Lines of data:

********************

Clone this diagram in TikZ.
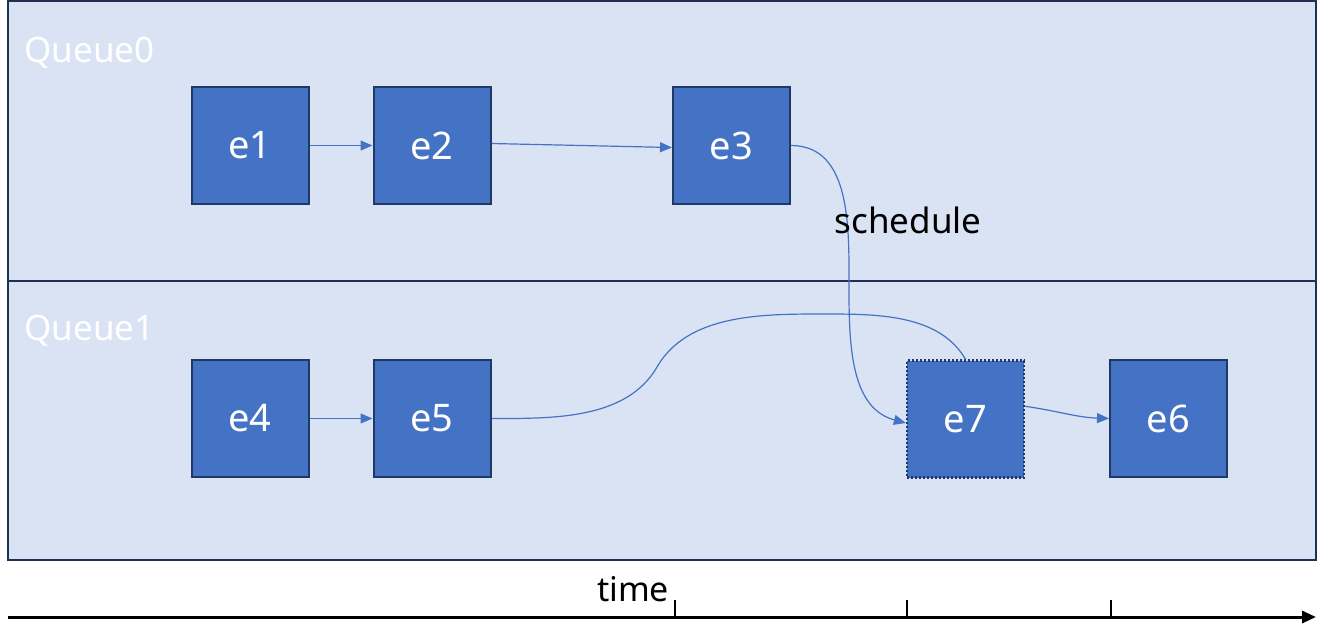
\documentclass[tikz,border=0pt]{standalone}
\usepackage{fontspec}
\setmainfont{Noto Sans}
\usepackage{tikz}
\usetikzlibrary{positioning, calc, arrows.meta}
\definecolor{queuefill}{RGB}{218, 227, 243}
\definecolor{queueline}{RGB}{31, 48, 84}
\definecolor{eventfill}{RGB}{68, 114, 196}
\definecolor{eventline}{RGB}{32, 56, 100}

\tikzset{
    queue/.style={draw=queueline, fill=queuefill, line width=1pt},
    qlabel/.style={text=white, font=\fontsize{17.5}{20}\selectfont, anchor=west, inner sep=0pt},
    event/.style={draw=eventline, fill=eventfill, line width=1pt, minimum size=58.5pt, inner sep=0pt, text=white, font=\fontsize{19}{22}\selectfont},
    flow/.style={draw=eventfill, line width=0.6pt},
    flowarrow/.style={flow, -{Triangle[length=6pt, width=5pt]}}
}

\begin{document}
\begin{tikzpicture}[x=0.5pt, y=-0.5pt]
        \useasboundingbox (0,0) rectangle (1327,634);
        \draw[queue] (8,1) rectangle (1316,281);
        \draw[queue] (8,281) rectangle (1316,560);
        \node[qlabel] (q0) at (24,53) {Queue0};
        \node[qlabel] (q1) at (24,331) {Queue1};

        \node[event] (e1) at (250,145.5) {e1};
        \node[event, right=31.5pt of e1] (e2) {e2};
        \node[event] (e3) at (731.5,145.5) {e3};
        \node[event] (e4) at (250,418.5) {e4};
        \node[event, right=31.5pt of e4] (e5) {e5};
        \node[event, draw=eventline, densely dotted, line width=1.2pt] (e7) at (965.5,419) {e7};
        \node[event] (e6) at (1168.5,418.5) {e6};

        \draw[flowarrow] (e1) -- (e2);
        \draw[flowarrow] ($(e2.east)+(0,-2)$) -- ($(e3.west)+(0,2)$);
        \draw[flowarrow] (e4) -- (e5);
        \draw[flow] (e5.east) to[out=0, in=-120, looseness=0.9] (657,367) to[out=60, in=180, looseness=0.9] (820,314) to[out=0, in=120, looseness=0.9] (e7.north);
        \draw[flowarrow] (e3.east) to[out=0, in=90] (849,290) to[out=-90, in=165] ($(e7.west)+(0,4)$);
        \draw[flowarrow] (e7.12) to[out=-8, in=178] (e6.west);
        \node[font=\fontsize{17.5}{20}\selectfont, inner sep=0pt] (sched) at (908,220) {schedule};

        \coordinate (t0) at (8,617);
        \coordinate (t1) at (1316,617);
        \draw[line width=1.5pt, -{Triangle[length=7pt, width=6pt]}] (t0) -- (t1);
        \foreach \x in {675,907,1111}
            \draw[line width=1pt] (\x,600) -- (\x,617);
        \node[font=\fontsize{17}{20}\selectfont, inner sep=0pt] (time) at (633,589) {time};
    \end{tikzpicture}
\end{document}
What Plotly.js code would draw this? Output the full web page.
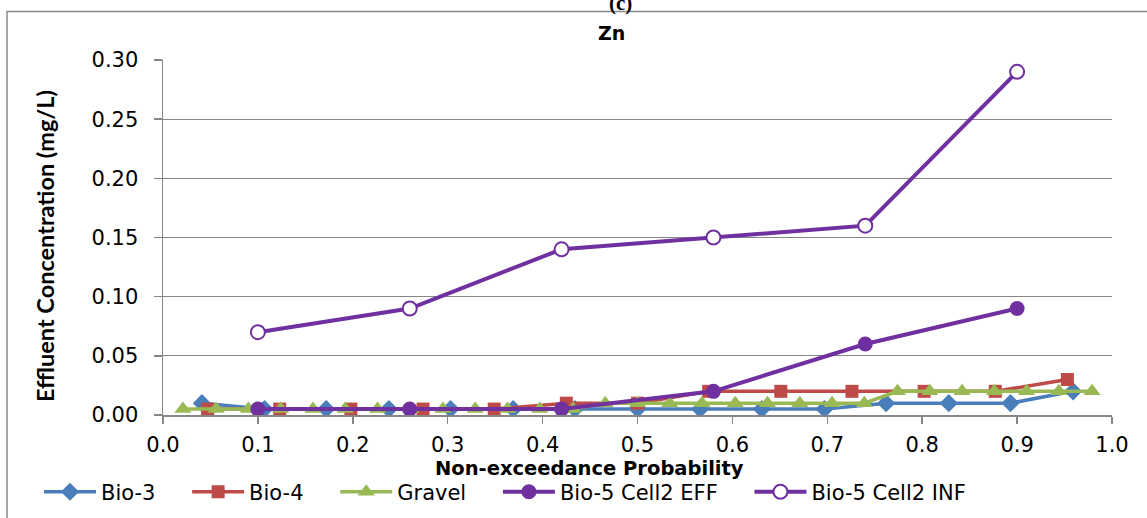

********************

### DIRECTIONS:
Write out the listing above exactly as it stands, pictures excluded.

### RESULT OF THIS EXERCISE:
Clone this diagram in TikZ.
\documentclass[tikz,border=0pt]{standalone}
\usepackage{fontspec}
\setmainfont{Noto Sans}
\usepackage{tikz}
\usetikzlibrary{positioning, calc, arrows.meta}
\definecolor{queuefill}{RGB}{218, 227, 243}
\definecolor{queueline}{RGB}{31, 48, 84}
\definecolor{eventfill}{RGB}{68, 114, 196}
\definecolor{eventline}{RGB}{32, 56, 100}

\tikzset{
    queue/.style={draw=queueline, fill=queuefill, line width=1pt},
    qlabel/.style={text=white, font=\fontsize{17.5}{20}\selectfont, anchor=west, inner sep=0pt},
    event/.style={draw=eventline, fill=eventfill, line width=1pt, minimum size=58.5pt, inner sep=0pt, text=white, font=\fontsize{19}{22}\selectfont},
    flow/.style={draw=eventfill, line width=0.6pt},
    flowarrow/.style={flow, -{Triangle[length=6pt, width=5pt]}}
}

\begin{document}
\begin{tikzpicture}[x=0.5pt, y=-0.5pt]
        \useasboundingbox (0,0) rectangle (1327,634);
        \draw[queue] (8,1) rectangle (1316,281);
        \draw[queue] (8,281) rectangle (1316,560);
        \node[qlabel] (q0) at (24,53) {Queue0};
        \node[qlabel] (q1) at (24,331) {Queue1};

        \node[event] (e1) at (250,145.5) {e1};
        \node[event, right=31.5pt of e1] (e2) {e2};
        \node[event] (e3) at (731.5,145.5) {e3};
        \node[event] (e4) at (250,418.5) {e4};
        \node[event, right=31.5pt of e4] (e5) {e5};
        \node[event, draw=eventline, densely dotted, line width=1.2pt] (e7) at (965.5,419) {e7};
        \node[event] (e6) at (1168.5,418.5) {e6};

        \draw[flowarrow] (e1) -- (e2);
        \draw[flowarrow] ($(e2.east)+(0,-2)$) -- ($(e3.west)+(0,2)$);
        \draw[flowarrow] (e4) -- (e5);
        \draw[flow] (e5.east) to[out=0, in=-120, looseness=0.9] (657,367) to[out=60, in=180, looseness=0.9] (820,314) to[out=0, in=120, looseness=0.9] (e7.north);
        \draw[flowarrow] (e3.east) to[out=0, in=90] (849,290) to[out=-90, in=165] ($(e7.west)+(0,4)$);
        \draw[flowarrow] (e7.12) to[out=-8, in=178] (e6.west);
        \node[font=\fontsize{17.5}{20}\selectfont, inner sep=0pt] (sched) at (908,220) {schedule};

        \coordinate (t0) at (8,617);
        \coordinate (t1) at (1316,617);
        \draw[line width=1.5pt, -{Triangle[length=7pt, width=6pt]}] (t0) -- (t1);
        \foreach \x in {675,907,1111}
            \draw[line width=1pt] (\x,600) -- (\x,617);
        \node[font=\fontsize{17}{20}\selectfont, inner sep=0pt] (time) at (633,589) {time};
    \end{tikzpicture}
\end{document}
What Plotly.js code would draw this? Output the full web page.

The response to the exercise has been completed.